◆ Do this:
Leave the pictures out and write out exactly the lines from the top of the entries through the line containing "import plotly.graph_objects as go".

— START OF Supplied records —

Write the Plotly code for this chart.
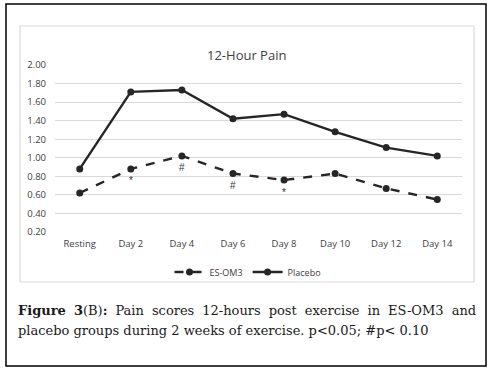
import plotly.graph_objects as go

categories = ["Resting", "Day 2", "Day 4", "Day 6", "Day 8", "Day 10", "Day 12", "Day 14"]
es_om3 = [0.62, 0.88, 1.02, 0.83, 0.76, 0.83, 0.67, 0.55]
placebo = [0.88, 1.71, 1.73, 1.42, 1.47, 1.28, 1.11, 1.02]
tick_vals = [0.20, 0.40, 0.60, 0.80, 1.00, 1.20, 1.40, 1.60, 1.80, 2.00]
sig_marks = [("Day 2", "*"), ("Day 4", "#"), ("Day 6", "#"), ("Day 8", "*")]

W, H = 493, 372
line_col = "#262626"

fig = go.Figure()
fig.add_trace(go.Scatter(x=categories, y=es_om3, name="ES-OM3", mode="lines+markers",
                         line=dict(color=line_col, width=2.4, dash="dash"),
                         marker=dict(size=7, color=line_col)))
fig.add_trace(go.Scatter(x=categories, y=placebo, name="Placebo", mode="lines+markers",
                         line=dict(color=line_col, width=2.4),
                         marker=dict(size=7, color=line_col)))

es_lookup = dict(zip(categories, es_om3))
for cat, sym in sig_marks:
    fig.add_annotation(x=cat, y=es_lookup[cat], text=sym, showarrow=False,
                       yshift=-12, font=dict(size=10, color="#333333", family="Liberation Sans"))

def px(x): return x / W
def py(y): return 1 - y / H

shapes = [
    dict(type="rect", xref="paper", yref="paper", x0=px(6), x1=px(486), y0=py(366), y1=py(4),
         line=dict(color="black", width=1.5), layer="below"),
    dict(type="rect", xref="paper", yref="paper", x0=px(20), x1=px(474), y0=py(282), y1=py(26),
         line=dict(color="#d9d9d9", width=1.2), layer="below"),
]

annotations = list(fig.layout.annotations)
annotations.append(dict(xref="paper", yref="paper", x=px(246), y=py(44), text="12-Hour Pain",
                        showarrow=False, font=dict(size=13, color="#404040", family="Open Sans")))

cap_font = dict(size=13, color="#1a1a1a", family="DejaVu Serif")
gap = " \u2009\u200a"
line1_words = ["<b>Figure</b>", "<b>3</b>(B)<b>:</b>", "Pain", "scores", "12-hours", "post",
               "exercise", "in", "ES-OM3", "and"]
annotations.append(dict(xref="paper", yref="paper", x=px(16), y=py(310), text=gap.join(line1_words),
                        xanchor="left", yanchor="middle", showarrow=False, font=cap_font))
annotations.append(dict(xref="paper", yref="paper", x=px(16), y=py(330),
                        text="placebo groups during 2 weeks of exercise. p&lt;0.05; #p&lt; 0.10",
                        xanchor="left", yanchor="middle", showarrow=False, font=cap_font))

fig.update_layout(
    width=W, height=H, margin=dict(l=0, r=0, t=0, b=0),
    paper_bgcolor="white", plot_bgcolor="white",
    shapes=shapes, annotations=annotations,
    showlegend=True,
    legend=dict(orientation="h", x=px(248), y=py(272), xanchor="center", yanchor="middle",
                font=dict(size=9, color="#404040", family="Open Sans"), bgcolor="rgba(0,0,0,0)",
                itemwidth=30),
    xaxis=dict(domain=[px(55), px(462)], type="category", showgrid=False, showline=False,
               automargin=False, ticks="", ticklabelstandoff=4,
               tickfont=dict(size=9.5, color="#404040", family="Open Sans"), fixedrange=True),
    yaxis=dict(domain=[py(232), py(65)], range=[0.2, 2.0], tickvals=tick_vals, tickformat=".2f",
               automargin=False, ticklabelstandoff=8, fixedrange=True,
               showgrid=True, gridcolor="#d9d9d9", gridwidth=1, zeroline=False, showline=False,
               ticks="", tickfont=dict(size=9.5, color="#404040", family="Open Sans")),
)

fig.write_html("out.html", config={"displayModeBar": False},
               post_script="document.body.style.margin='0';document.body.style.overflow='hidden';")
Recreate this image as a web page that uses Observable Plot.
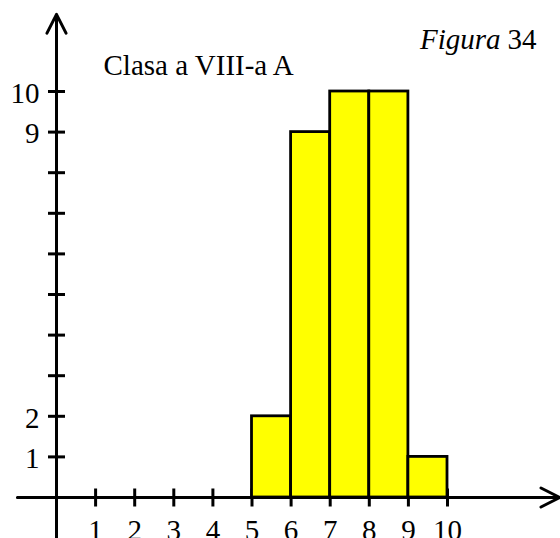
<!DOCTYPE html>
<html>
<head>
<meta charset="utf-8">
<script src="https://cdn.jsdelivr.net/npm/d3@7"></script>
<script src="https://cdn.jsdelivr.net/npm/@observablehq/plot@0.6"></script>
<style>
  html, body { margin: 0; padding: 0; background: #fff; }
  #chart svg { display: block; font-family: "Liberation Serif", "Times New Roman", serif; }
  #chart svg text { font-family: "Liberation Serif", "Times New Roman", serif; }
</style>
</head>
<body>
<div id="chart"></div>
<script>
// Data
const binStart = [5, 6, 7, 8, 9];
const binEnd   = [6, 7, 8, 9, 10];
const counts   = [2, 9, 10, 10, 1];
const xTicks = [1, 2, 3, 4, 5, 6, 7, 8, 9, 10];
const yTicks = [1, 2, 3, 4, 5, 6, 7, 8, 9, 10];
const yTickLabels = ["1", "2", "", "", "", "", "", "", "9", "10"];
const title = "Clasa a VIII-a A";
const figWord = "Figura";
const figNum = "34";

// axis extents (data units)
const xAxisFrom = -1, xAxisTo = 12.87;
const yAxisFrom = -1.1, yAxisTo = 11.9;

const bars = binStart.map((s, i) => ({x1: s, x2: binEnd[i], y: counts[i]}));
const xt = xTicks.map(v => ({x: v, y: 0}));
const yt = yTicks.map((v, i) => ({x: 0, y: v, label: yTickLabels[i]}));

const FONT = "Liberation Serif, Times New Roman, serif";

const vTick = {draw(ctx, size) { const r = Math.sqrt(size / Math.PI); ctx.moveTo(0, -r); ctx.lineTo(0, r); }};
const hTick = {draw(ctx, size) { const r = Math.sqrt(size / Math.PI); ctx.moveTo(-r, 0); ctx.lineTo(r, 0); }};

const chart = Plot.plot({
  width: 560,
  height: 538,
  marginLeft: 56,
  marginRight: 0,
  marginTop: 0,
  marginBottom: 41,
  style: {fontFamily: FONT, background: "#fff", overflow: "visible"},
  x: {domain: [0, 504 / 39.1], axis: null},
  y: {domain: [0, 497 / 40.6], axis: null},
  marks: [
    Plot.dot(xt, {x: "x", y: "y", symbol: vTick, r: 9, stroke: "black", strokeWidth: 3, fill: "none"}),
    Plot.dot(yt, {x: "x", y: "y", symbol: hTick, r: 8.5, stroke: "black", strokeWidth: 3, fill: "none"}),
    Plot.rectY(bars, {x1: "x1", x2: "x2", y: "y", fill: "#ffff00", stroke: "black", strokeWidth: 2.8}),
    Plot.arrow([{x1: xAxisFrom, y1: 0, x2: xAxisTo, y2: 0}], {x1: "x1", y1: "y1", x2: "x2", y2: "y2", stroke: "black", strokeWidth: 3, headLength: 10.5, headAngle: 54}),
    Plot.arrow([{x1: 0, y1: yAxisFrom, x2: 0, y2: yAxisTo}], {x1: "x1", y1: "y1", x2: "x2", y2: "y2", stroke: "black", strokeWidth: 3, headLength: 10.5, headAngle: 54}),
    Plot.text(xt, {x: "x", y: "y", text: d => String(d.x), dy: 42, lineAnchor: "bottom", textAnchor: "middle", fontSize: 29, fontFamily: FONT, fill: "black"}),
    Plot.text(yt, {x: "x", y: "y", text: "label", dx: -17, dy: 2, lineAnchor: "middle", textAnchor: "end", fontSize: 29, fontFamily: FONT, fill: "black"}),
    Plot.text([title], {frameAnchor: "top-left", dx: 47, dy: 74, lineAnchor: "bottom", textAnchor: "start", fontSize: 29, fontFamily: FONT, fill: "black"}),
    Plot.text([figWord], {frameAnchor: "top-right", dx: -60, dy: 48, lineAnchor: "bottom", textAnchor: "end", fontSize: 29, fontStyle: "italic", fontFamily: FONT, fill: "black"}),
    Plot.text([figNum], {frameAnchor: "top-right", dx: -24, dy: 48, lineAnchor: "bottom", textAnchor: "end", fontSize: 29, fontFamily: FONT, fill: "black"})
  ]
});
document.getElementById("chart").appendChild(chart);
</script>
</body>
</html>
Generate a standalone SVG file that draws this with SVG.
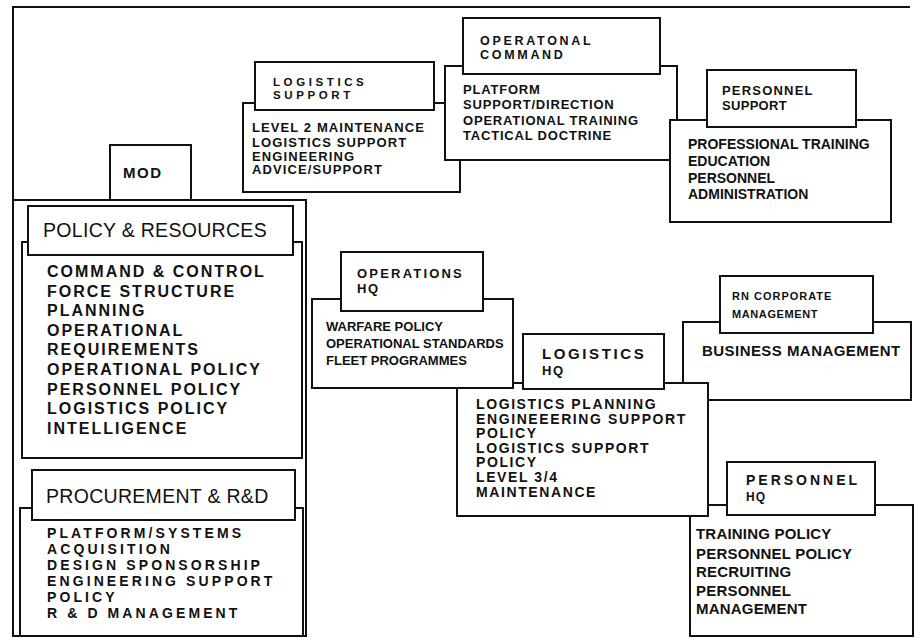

— END OF Supplied records —

◆ Exercise response:
Write the Plotly code for this chart.
import plotly.graph_objects as go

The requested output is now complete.